In sum, Romer's objective function is the wrong one for this situation -- as he obviously understands from the second passage quoted above. So Romer's paper really doesn't provide any empirical support for Levitt's claim that Belichick did the right thing. (This is true even if one thinks that Belichick is risk-neutral over game wins in this situation: what matters is the binary variable representing Indy-gets-a-TD, not expected point difference.)

II. The Right Way to Look at This Situation

Look at it this way.
  • Assume the Pats will win the game for sure if they go for it and make the first down. Let m be the probability that NE makes the first down if the Pats go for it. Also let q be the probability that the Pats win even when they go for it and don't get the first down (so q is the probability that NE either prevents an Indy TD or gives one up and then scores themselves).
  • If New England punts, NE will either win the game (by not letting Indy score a TD or by letting them do so but subsequently scoring themselves), or NE won't. Let p be the probability that NE does win, if New England punts.
Levitt makes a lot of hay about his belief that Belichick's decision maximized win probability (even under Levitt's postulated principal-agent problem). So let's assume that Belichick's goal indeed is to maximize win probability. That means he should go for it in our situation if and only if the probability of winning when he goes for it is greater than the probability of winning when he kicks (I'll ignore the possibility that the win-probabilities are equal). Given our definitions above:

  • If New England goes for it, the probability of winning is m + (1-m)q. That is, the Pats win when they make the first down or, having not made it, win anyway.
  • If New England punts, the probability of winning is p.

So, Belichik should go for it whenever m + (1-m)q > p. If we solve this inequality for m, we see that it amounts to the condition

m > (p-q) / (1 - q) = m*.

The threshold's denominator is the probability that NE loses, given that NE goes for the first down and doesn't make it, giving Indy excellent field position. The numerator is the difference in win probabilities given that NE either kicks (p) or goes for it and doesn't make the first down (q). Since p is less than 1 and q is greater than 0 and less than p, m* is always between 0 and 1: our threshold is a proper probability.

If I had to guess, I'd think the following:
  • NE's win probability when it punts, p, is at least 50 percent here, but not more than 80 percent (yes, Indy's offense is great, but the Pats had intercepted Manning twice, and Indy did have only 28 points after 58 minutes, after all; plus, there's only 2 minutes left, a punt will put Indy somewhere between its own 20 and 30, and Indy needs a TD, not just a field goal).
  • NE's win probability when it goes for it and doesn't get the first down, q, is at least 10 percent and not more than 40 percent. My thinking here is that going 30 yards is a LOT easier than going 70 yards, especially with so little time remaining.
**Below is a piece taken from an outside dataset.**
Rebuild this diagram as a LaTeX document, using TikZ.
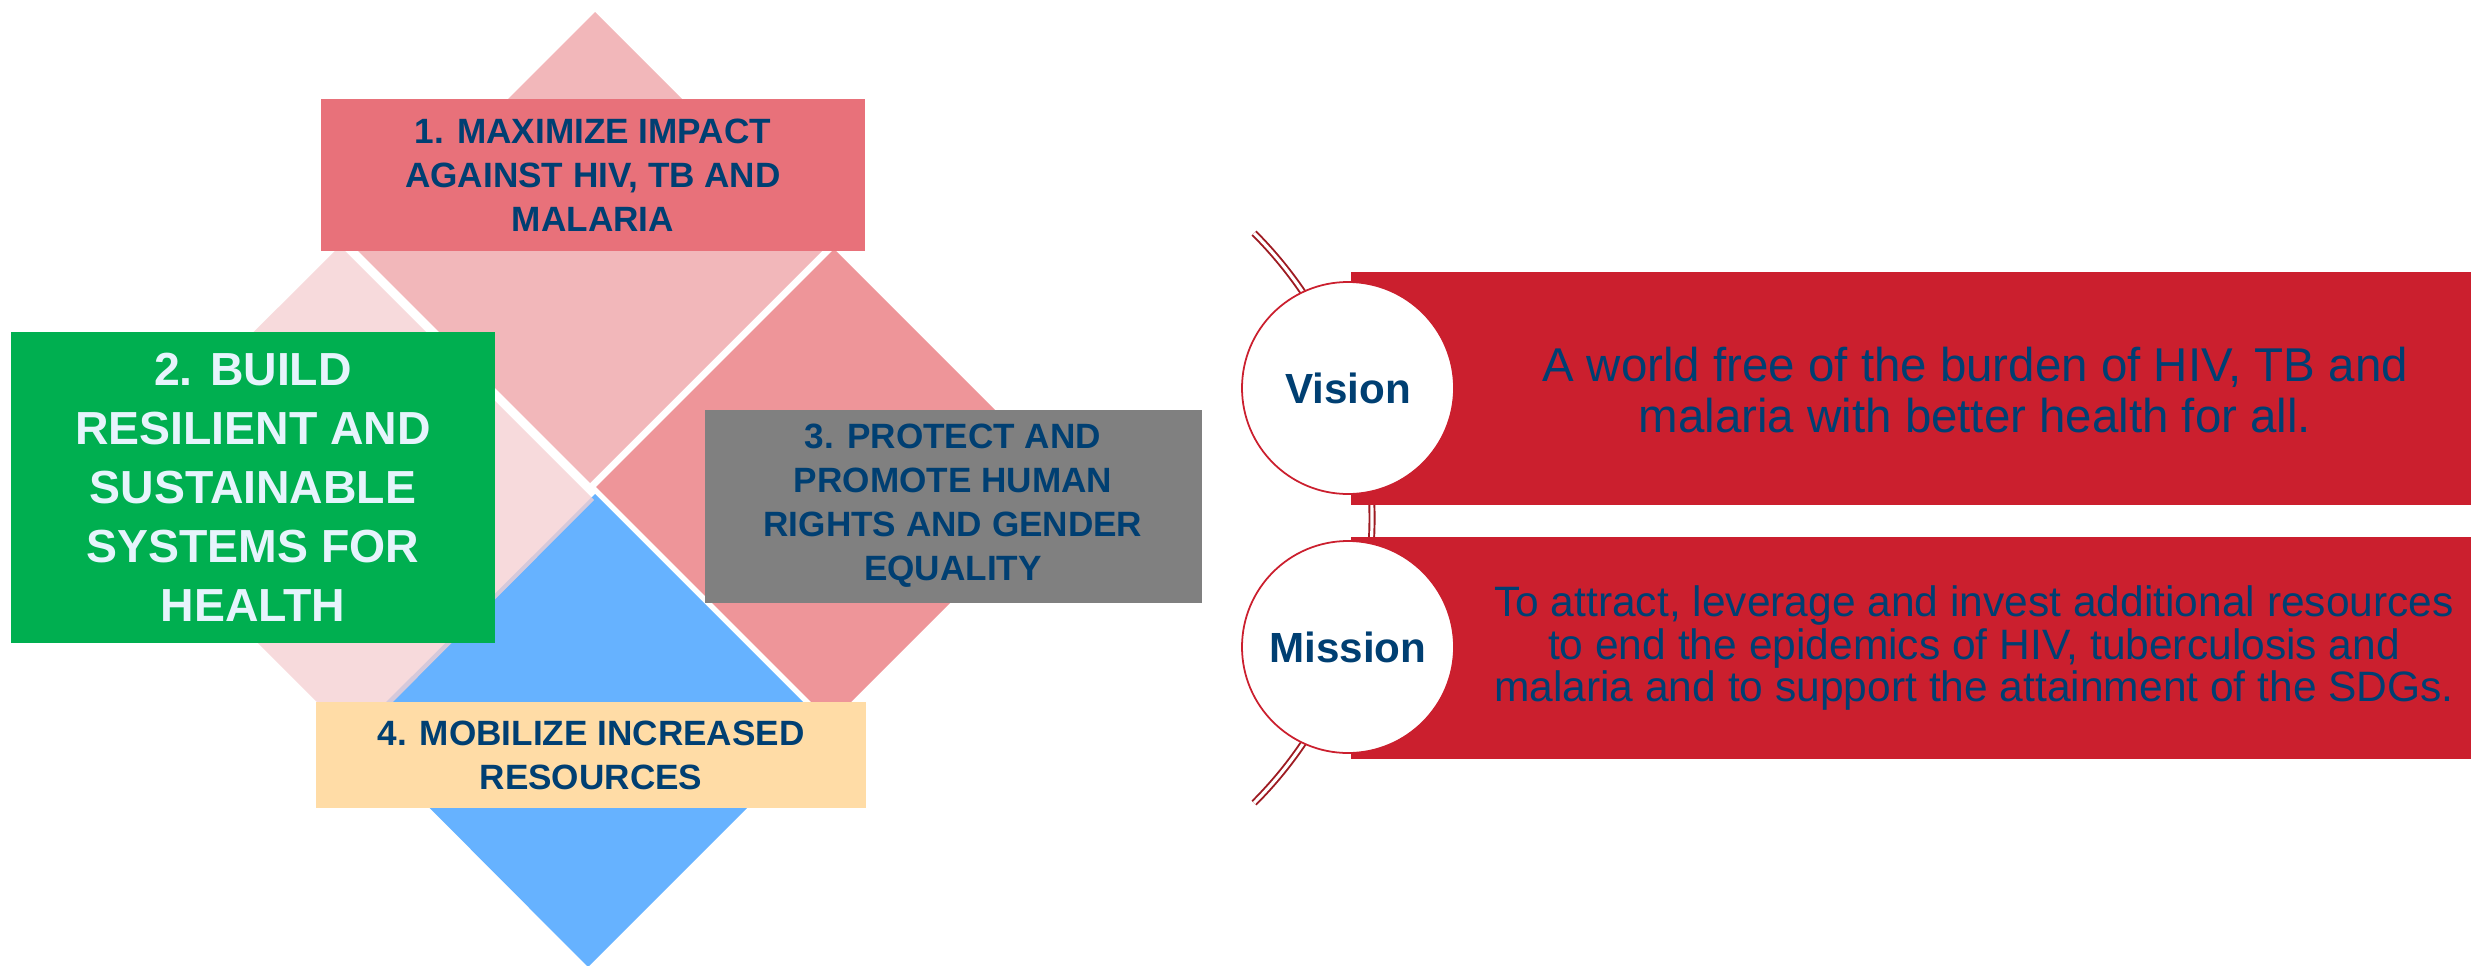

Given these bounds, we can bound the threshold value of m as follows:

  • NE wins 50 percent of the time when it punts and 40 percent of the time when it goes for it and doesn't get the first down: p = 0.5, q = 0.4. This can be shown to be the most friendly-to-Belichick-and-Levitt case my bounds allow. It implies that Belichick should go for it if and only if m is greater than 1/6: NE has to have at least a 17 percent chance to convert on 4th and 2.
  • NE wins 80 percent of the time when it punts and only 10 percent of the time when it goes for it and doesn't get the first down: p = 0.8, q = 0.1. This implies that Belichick should go for it if and only if m is greater than 7/9: NE has to have at least a 78 percent chance to convert on 4th and 2.
Thus my bounds on the threshold m* are 17 percent and 78 percent. Personally I think the truth is probably closer to the high end, so I am skeptical that the decision was a good one. But even if you disagree, it seems very likely that NE's chance of getting the first down lies between 17 and 78 percent. If you accept my bounds on p and q, then you must agree that it is an empirical question whether Belichick made the right call.

I'll be curious to see what values Levitt thinks p and q take (maybe he'll even estimate them!).